Stated problem :: Reproduce from the records below, with no pictures, exactly the lines between the one containing "Give me the matplotlib source for this chart." and the one containing "bbox=dict(boxstyle='square,pad=0.15', fc=light, ec='none'))", inclusive.

Dataset entries ::
------------------------------------------------------------

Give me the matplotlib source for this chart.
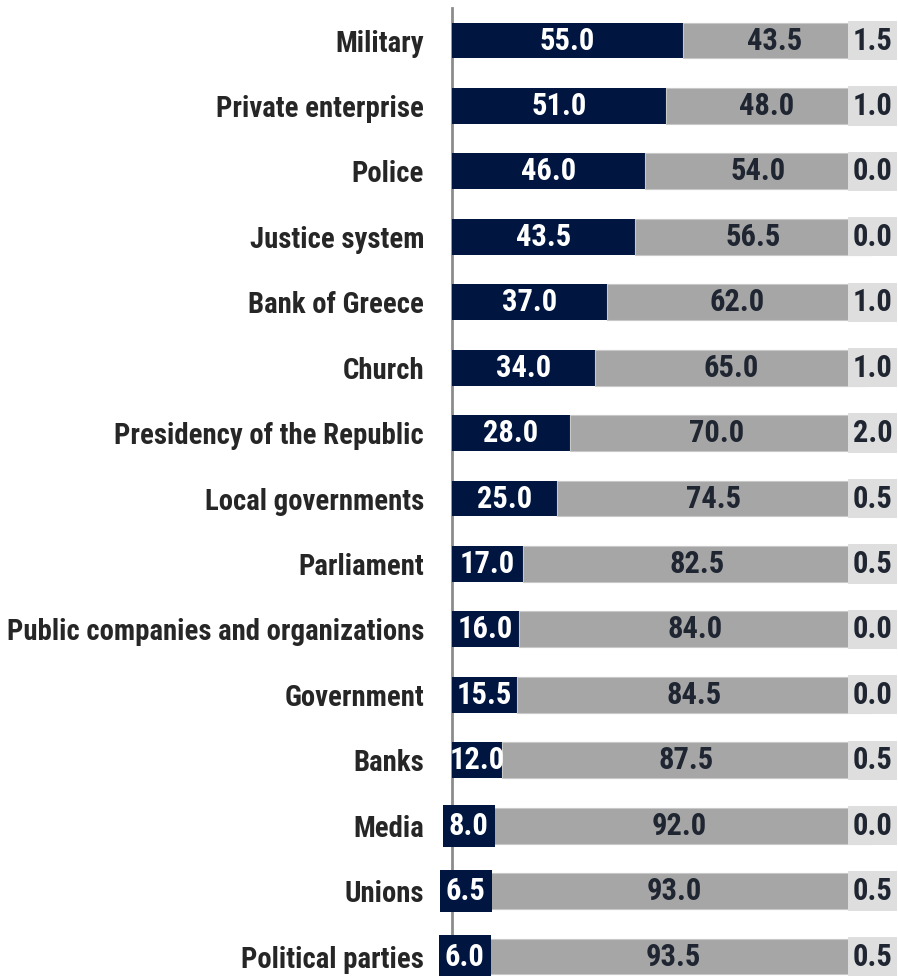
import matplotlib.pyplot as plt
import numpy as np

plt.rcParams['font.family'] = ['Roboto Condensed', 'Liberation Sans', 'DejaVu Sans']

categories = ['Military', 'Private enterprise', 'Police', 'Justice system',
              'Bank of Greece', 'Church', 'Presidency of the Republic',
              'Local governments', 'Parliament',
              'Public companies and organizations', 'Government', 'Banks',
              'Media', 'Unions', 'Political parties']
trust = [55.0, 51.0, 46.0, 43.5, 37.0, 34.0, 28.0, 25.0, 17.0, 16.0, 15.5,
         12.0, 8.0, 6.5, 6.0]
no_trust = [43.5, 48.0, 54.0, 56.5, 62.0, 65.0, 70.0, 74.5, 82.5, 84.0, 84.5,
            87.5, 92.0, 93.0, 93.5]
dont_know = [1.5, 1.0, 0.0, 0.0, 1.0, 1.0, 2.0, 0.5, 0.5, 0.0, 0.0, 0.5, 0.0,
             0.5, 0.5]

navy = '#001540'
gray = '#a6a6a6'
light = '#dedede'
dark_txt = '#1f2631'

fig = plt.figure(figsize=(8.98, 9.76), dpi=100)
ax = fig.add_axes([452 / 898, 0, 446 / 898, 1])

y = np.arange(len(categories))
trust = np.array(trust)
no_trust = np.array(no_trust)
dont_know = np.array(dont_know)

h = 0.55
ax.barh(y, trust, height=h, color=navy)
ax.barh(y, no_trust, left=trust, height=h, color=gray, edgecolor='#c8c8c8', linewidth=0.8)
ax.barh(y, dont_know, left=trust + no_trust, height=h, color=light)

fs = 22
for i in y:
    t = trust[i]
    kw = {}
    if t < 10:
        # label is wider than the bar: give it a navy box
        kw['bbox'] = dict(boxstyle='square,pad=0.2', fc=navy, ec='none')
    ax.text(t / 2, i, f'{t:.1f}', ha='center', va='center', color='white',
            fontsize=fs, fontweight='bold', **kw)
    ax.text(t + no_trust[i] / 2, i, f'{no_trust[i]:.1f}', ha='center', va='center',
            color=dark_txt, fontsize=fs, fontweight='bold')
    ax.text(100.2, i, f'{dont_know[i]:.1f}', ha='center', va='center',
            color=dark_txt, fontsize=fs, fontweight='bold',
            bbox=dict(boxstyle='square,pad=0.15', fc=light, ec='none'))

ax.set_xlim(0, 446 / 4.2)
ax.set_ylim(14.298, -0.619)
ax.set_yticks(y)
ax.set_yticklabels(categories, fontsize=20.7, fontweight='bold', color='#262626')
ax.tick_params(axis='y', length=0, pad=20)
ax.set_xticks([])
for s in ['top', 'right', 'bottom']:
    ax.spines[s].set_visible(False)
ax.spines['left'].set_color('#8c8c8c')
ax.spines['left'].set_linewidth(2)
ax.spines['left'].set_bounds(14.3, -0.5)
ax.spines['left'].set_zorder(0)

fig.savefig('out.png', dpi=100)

------------------------------------------------------------

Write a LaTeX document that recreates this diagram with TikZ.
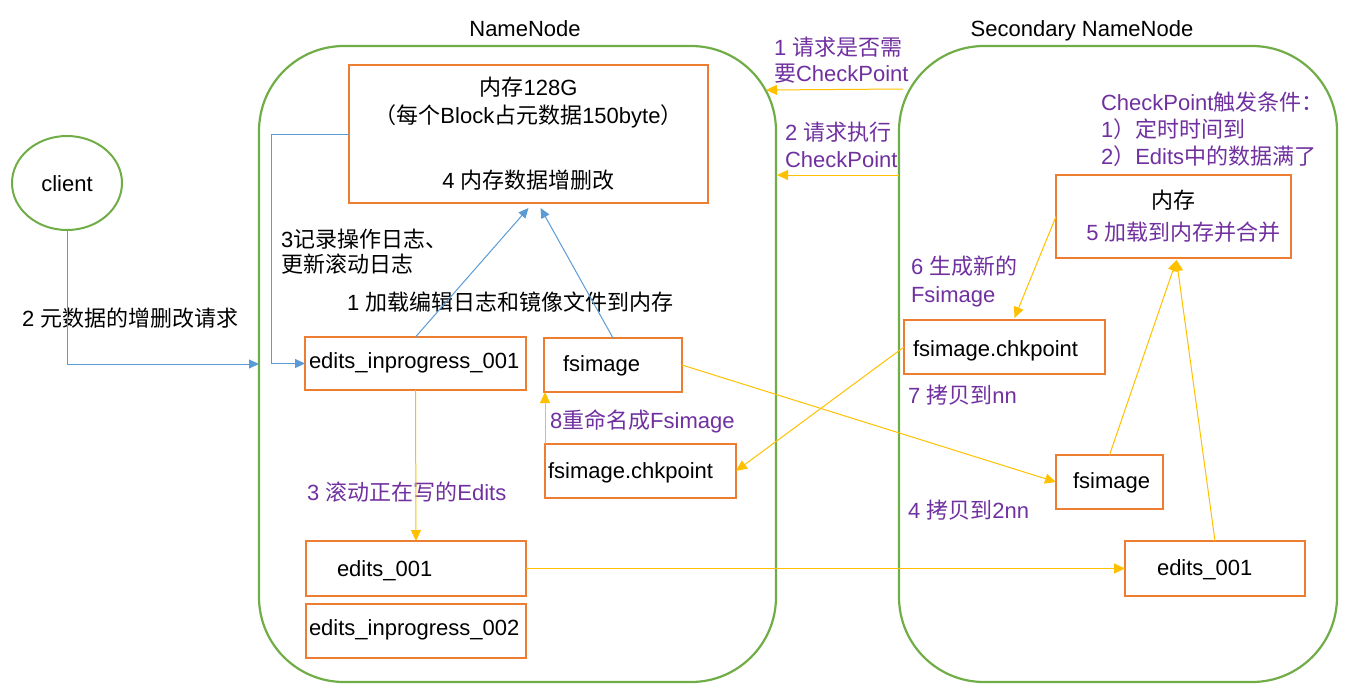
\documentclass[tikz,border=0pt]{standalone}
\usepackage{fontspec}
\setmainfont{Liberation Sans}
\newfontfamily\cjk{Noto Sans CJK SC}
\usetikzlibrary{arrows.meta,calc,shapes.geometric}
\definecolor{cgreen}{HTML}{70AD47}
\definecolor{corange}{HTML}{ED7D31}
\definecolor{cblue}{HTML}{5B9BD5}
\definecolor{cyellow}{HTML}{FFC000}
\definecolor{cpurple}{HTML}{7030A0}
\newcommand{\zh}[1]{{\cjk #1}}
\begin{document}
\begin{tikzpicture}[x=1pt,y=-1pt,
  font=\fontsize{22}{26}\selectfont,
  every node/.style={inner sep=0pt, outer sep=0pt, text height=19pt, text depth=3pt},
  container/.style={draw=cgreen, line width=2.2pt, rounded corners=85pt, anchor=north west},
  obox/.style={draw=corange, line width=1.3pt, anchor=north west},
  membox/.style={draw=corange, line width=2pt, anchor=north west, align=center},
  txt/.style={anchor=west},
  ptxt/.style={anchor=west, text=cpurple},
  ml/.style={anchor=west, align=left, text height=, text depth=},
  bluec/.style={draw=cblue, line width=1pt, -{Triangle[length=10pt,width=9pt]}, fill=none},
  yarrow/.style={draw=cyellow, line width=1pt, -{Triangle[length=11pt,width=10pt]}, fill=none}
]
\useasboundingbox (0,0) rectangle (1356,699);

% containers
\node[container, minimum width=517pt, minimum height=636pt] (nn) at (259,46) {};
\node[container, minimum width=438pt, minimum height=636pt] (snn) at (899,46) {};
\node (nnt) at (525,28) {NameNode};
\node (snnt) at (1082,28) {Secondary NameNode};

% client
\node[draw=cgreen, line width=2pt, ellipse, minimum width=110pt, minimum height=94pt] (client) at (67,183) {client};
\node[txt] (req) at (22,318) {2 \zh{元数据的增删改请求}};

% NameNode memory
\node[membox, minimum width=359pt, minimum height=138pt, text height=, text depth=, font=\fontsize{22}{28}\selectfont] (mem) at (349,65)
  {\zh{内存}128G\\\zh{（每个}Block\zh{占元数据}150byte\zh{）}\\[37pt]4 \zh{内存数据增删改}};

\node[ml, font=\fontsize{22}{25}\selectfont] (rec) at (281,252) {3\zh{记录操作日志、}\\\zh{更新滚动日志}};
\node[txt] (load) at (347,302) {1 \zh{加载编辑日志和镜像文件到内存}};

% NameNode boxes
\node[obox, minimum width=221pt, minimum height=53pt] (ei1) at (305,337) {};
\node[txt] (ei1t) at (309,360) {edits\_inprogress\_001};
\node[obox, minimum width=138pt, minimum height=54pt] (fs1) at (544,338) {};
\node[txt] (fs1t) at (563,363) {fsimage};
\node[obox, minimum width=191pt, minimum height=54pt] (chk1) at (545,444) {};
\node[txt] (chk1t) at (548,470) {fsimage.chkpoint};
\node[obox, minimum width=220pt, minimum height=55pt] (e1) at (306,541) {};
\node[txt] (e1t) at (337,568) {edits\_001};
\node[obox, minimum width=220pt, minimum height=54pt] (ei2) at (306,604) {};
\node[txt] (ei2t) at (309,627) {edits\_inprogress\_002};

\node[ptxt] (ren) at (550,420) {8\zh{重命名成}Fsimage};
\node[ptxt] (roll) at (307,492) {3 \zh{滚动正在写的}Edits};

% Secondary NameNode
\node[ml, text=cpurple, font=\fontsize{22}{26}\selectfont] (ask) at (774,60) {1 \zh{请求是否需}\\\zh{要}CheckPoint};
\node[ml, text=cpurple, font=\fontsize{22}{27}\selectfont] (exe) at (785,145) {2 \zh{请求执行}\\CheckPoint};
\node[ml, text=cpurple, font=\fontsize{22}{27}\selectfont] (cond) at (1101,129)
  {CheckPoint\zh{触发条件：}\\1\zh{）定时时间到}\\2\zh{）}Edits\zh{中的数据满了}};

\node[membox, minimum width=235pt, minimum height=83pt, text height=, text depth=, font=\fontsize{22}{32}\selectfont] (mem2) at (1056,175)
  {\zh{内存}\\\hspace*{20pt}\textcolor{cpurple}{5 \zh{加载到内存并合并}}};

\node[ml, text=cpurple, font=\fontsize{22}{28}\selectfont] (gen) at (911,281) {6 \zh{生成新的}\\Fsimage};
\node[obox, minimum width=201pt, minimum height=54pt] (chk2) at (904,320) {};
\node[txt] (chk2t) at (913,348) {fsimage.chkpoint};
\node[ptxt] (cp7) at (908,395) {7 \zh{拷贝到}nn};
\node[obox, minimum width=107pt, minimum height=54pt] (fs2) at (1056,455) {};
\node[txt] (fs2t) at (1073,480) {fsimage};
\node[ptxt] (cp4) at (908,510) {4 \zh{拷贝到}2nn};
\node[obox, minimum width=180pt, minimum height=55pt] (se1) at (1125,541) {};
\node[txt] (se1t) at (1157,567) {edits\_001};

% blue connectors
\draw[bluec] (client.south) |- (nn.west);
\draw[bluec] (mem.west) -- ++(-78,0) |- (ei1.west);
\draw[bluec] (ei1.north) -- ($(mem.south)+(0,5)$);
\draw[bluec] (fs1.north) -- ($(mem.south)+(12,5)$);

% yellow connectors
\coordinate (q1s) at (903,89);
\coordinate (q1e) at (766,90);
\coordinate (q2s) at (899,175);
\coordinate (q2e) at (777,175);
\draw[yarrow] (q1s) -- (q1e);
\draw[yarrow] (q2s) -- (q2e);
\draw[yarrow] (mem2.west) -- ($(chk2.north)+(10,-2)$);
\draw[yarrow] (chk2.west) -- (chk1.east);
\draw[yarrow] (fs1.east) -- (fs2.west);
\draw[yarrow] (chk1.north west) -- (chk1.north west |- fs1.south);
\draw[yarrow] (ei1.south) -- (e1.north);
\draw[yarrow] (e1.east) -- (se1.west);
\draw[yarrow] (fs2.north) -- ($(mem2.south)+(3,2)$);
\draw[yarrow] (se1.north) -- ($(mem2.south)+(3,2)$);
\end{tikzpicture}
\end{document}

------------------------------------------------------------

Exercise answer ::
Give me the matplotlib source for this chart.
import matplotlib.pyplot as plt
import numpy as np

plt.rcParams['font.family'] = ['Roboto Condensed', 'Liberation Sans', 'DejaVu Sans']

categories = ['Military', 'Private enterprise', 'Police', 'Justice system',
              'Bank of Greece', 'Church', 'Presidency of the Republic',
              'Local governments', 'Parliament',
              'Public companies and organizations', 'Government', 'Banks',
              'Media', 'Unions', 'Political parties']
trust = [55.0, 51.0, 46.0, 43.5, 37.0, 34.0, 28.0, 25.0, 17.0, 16.0, 15.5,
         12.0, 8.0, 6.5, 6.0]
no_trust = [43.5, 48.0, 54.0, 56.5, 62.0, 65.0, 70.0, 74.5, 82.5, 84.0, 84.5,
            87.5, 92.0, 93.0, 93.5]
dont_know = [1.5, 1.0, 0.0, 0.0, 1.0, 1.0, 2.0, 0.5, 0.5, 0.0, 0.0, 0.5, 0.0,
             0.5, 0.5]

navy = '#001540'
gray = '#a6a6a6'
light = '#dedede'
dark_txt = '#1f2631'

fig = plt.figure(figsize=(8.98, 9.76), dpi=100)
ax = fig.add_axes([452 / 898, 0, 446 / 898, 1])

y = np.arange(len(categories))
trust = np.array(trust)
no_trust = np.array(no_trust)
dont_know = np.array(dont_know)

h = 0.55
ax.barh(y, trust, height=h, color=navy)
ax.barh(y, no_trust, left=trust, height=h, color=gray, edgecolor='#c8c8c8', linewidth=0.8)
ax.barh(y, dont_know, left=trust + no_trust, height=h, color=light)

fs = 22
for i in y:
    t = trust[i]
    kw = {}
    if t < 10:
        # label is wider than the bar: give it a navy box
        kw['bbox'] = dict(boxstyle='square,pad=0.2', fc=navy, ec='none')
    ax.text(t / 2, i, f'{t:.1f}', ha='center', va='center', color='white',
            fontsize=fs, fontweight='bold', **kw)
    ax.text(t + no_trust[i] / 2, i, f'{no_trust[i]:.1f}', ha='center', va='center',
            color=dark_txt, fontsize=fs, fontweight='bold')
    ax.text(100.2, i, f'{dont_know[i]:.1f}', ha='center', va='center',
            color=dark_txt, fontsize=fs, fontweight='bold',
            bbox=dict(boxstyle='square,pad=0.15', fc=light, ec='none'))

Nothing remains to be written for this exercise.